[WHAT YOU HAVE TO DO]
Nothing in the data should change when you return it, but leave the pictures out.

* Start *

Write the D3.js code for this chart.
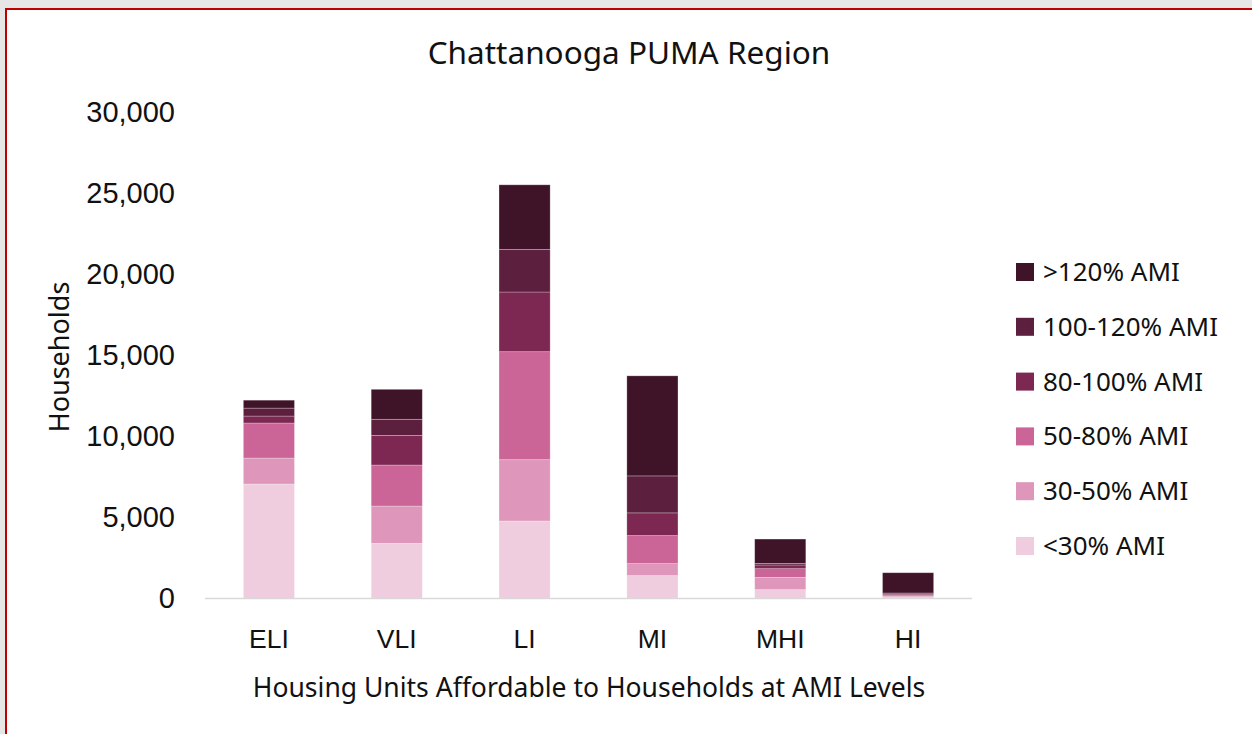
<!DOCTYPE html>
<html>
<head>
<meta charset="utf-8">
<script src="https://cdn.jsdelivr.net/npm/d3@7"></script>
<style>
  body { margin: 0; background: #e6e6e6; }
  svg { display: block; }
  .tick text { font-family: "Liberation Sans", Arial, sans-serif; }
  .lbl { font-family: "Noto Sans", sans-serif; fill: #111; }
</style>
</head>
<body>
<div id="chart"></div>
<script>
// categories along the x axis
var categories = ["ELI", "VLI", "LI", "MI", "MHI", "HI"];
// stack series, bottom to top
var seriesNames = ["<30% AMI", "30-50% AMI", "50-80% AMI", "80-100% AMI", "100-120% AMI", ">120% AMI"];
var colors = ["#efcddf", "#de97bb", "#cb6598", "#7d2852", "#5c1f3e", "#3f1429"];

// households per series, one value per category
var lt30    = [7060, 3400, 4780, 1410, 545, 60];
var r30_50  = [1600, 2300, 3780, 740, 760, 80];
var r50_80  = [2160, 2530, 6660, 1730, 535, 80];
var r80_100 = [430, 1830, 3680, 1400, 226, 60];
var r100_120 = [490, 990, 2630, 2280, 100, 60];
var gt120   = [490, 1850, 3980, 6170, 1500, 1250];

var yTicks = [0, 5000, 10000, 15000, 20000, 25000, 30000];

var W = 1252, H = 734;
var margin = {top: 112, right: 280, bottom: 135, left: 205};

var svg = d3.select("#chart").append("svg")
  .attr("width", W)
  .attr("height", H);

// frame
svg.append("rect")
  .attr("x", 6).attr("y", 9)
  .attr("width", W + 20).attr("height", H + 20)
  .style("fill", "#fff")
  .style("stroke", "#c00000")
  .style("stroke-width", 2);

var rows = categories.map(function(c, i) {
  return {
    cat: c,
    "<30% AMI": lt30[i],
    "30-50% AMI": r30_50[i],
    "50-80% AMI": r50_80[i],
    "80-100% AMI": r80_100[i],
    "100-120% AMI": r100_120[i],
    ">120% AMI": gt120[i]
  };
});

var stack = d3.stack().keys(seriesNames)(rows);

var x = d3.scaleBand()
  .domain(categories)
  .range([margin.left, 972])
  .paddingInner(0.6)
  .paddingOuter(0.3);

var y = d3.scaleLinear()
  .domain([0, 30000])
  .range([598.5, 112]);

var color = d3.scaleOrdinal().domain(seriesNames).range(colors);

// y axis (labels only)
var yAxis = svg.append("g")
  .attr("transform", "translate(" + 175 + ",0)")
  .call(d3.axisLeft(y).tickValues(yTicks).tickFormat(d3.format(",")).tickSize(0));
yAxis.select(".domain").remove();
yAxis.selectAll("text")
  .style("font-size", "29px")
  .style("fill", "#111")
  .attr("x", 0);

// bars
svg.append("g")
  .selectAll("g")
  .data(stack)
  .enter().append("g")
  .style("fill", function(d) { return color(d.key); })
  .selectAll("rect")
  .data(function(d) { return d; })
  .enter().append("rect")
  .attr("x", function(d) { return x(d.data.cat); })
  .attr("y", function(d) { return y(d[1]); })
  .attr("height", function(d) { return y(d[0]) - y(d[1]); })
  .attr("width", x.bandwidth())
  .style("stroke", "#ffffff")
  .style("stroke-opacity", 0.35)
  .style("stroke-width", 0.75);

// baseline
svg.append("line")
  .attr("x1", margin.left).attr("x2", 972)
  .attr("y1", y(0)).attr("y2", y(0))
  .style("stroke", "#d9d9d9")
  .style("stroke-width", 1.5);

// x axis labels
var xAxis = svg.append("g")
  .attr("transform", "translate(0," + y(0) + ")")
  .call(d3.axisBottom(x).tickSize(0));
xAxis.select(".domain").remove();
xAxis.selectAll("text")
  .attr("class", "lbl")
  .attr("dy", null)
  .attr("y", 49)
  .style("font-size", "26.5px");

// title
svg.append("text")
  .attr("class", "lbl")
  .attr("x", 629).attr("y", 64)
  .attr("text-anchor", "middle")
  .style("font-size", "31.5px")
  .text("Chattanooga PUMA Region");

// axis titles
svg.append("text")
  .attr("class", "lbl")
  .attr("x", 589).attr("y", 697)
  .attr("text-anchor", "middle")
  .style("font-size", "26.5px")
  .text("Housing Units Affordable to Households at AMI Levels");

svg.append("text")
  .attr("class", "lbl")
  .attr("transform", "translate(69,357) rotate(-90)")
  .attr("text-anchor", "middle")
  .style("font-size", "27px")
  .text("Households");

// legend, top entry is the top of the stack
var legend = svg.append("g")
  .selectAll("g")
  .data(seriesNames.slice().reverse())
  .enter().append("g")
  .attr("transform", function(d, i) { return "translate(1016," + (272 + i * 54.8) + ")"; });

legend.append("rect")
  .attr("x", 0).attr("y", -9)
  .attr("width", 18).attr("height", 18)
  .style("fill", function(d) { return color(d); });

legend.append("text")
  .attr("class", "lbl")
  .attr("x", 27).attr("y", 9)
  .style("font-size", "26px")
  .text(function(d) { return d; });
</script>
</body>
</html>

* End *

[RESPONSE]
Write the D3.js code for this chart.
<!DOCTYPE html>
<html>
<head>
<meta charset="utf-8">
<script src="https://cdn.jsdelivr.net/npm/d3@7"></script>
<style>
  body { margin: 0; background: #e6e6e6; }
  svg { display: block; }
  .tick text { font-family: "Liberation Sans", Arial, sans-serif; }
  .lbl { font-family: "Noto Sans", sans-serif; fill: #111; }
</style>
</head>
<body>
<div id="chart"></div>
<script>
// categories along the x axis
var categories = ["ELI", "VLI", "LI", "MI", "MHI", "HI"];
// stack series, bottom to top
var seriesNames = ["<30% AMI", "30-50% AMI", "50-80% AMI", "80-100% AMI", "100-120% AMI", ">120% AMI"];
var colors = ["#efcddf", "#de97bb", "#cb6598", "#7d2852", "#5c1f3e", "#3f1429"];

// households per series, one value per category
var lt30    = [7060, 3400, 4780, 1410, 545, 60];
var r30_50  = [1600, 2300, 3780, 740, 760, 80];
var r50_80  = [2160, 2530, 6660, 1730, 535, 80];
var r80_100 = [430, 1830, 3680, 1400, 226, 60];
var r100_120 = [490, 990, 2630, 2280, 100, 60];
var gt120   = [490, 1850, 3980, 6170, 1500, 1250];

var yTicks = [0, 5000, 10000, 15000, 20000, 25000, 30000];

var W = 1252, H = 734;
var margin = {top: 112, right: 280, bottom: 135, left: 205};

var svg = d3.select("#chart").append("svg")
  .attr("width", W)
  .attr("height", H);

// frame
svg.append("rect")
  .attr("x", 6).attr("y", 9)
  .attr("width", W + 20).attr("height", H + 20)
  .style("fill", "#fff")
  .style("stroke", "#c00000")
  .style("stroke-width", 2);

var rows = categories.map(function(c, i) {
  return {
    cat: c,
    "<30% AMI": lt30[i],
    "30-50% AMI": r30_50[i],
    "50-80% AMI": r50_80[i],
    "80-100% AMI": r80_100[i],
    "100-120% AMI": r100_120[i],
    ">120% AMI": gt120[i]
  };
});

var stack = d3.stack().keys(seriesNames)(rows);

var x = d3.scaleBand()
  .domain(categories)
  .range([margin.left, 972])
  .paddingInner(0.6)
  .paddingOuter(0.3);

var y = d3.scaleLinear()
  .domain([0, 30000])
  .range([598.5, 112]);

var color = d3.scaleOrdinal().domain(seriesNames).range(colors);

// y axis (labels only)
var yAxis = svg.append("g")
  .attr("transform", "translate(" + 175 + ",0)")
  .call(d3.axisLeft(y).tickValues(yTicks).tickFormat(d3.format(",")).tickSize(0));
yAxis.select(".domain").remove();
yAxis.selectAll("text")
  .style("font-size", "29px")
  .style("fill", "#111")
  .attr("x", 0);

// bars
svg.append("g")
  .selectAll("g")
  .data(stack)
  .enter().append("g")
  .style("fill", function(d) { return color(d.key); })
  .selectAll("rect")
  .data(function(d) { return d; })
  .enter().append("rect")
  .attr("x", function(d) { return x(d.data.cat); })
  .attr("y", function(d) { return y(d[1]); })
  .attr("height", function(d) { return y(d[0]) - y(d[1]); })
  .attr("width", x.bandwidth())
  .style("stroke", "#ffffff")
  .style("stroke-opacity", 0.35)
  .style("stroke-width", 0.75);

// baseline
svg.append("line")
  .attr("x1", margin.left).attr("x2", 972)
  .attr("y1", y(0)).attr("y2", y(0))
  .style("stroke", "#d9d9d9")
  .style("stroke-width", 1.5);

// x axis labels
var xAxis = svg.append("g")
  .attr("transform", "translate(0," + y(0) + ")")
  .call(d3.axisBottom(x).tickSize(0));
xAxis.select(".domain").remove();
xAxis.selectAll("text")
  .attr("class", "lbl")
  .attr("dy", null)
  .attr("y", 49)
  .style("font-size", "26.5px");

// title
svg.append("text")
  .attr("class", "lbl")
  .attr("x", 629).attr("y", 64)
  .attr("text-anchor", "middle")
  .style("font-size", "31.5px")
  .text("Chattanooga PUMA Region");

// axis titles
svg.append("text")
  .attr("class", "lbl")
  .attr("x", 589).attr("y", 697)
  .attr("text-anchor", "middle")
  .style("font-size", "26.5px")
  .text("Housing Units Affordable to Households at AMI Levels");

svg.append("text")
  .attr("class", "lbl")
  .attr("transform", "translate(69,357) rotate(-90)")
  .attr("text-anchor", "middle")
  .style("font-size", "27px")
  .text("Households");

// legend, top entry is the top of the stack
var legend = svg.append("g")
  .selectAll("g")
  .data(seriesNames.slice().reverse())
  .enter().append("g")
  .attr("transform", function(d, i) { return "translate(1016," + (272 + i * 54.8) + ")"; });

legend.append("rect")
  .attr("x", 0).attr("y", -9)
  .attr("width", 18).attr("height", 18)
  .style("fill", function(d) { return color(d); });

legend.append("text")
  .attr("class", "lbl")
  .attr("x", 27).attr("y", 9)
  .style("font-size", "26px")
  .text(function(d) { return d; });
</script>
</body>
</html>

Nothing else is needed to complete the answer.